Human knowledge and language are not stable distributions. They change continuously and contain contradictions, biases, and inaccuracies. Spoken language varies from one area to another. Even within the same city, people would use the same language, the same expressions, and the same words differently.

As a result, the model does not necessarily converge toward “truth.” Instead, it converges toward dominant patterns. So, if a misconception appears frequently enough in the data, the model may learn it because, statistically, it becomes the most probable continuation.

5. Stochasticity is not necessarily creativity

Many often describe AI systems as “creative” when they produce surprising outputs. However, from a probabilistic perspective, something else may be happening.

Temperature sampling changes the likelihood that the model selects less probable tokens. Samples with low temperature are predictable and safe! Those with high temperature tend to be more diverse and surprising, often leading to a greater risk of hallucination.

So, increasing the temperature sampling effectively flattens the probability distribution. Which means lower-probability outcomes will be sampled more frequently. What we sometimes interpret as creativity may instead be the model exploration of less likely regions of the distribution.

6. Moving from possible to reliable

If our goal is to build AI systems that consistently work in real environments, we need to move beyond asking whether something is possible and focus on reliability.
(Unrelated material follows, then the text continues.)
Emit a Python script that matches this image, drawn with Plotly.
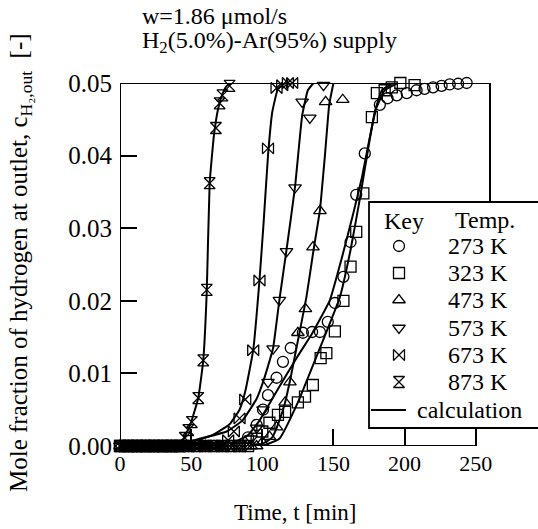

Again, easier said than done. But, some useful approaches to do that include:

1- Using techniques such as Platt Scaling and Isotonic Regression to help align confidence scores with observed performance.

2- Using methods such as Bayesian neural networks or Monte Carlo Dropout to help quantify what a model does not know.

3- Using external validation methods to enforce output structure and requirements, rather than assuming the model will naturally follow rules.

Final Thoughts

A few years ago, everyone was impressed by AI systems that simply predicted the next word. Now we are discovering that predicting the next word is only part of the problem.

The harder challenge is predicting the right word repeatedly and reliably. Especially with new models popping up every day. With impressive models and many promises of a great performance. So, next time you see an impressive AI demo, I encourage you to ask (yourself or the person presenting the model):

“Is this what the model typically does, or is this a particularly lucky sample?”

In a world with nearly infinite possibilities, almost anything can happen. Engineering, however, is rarely about what can happen. It is about what you can trust to happen again.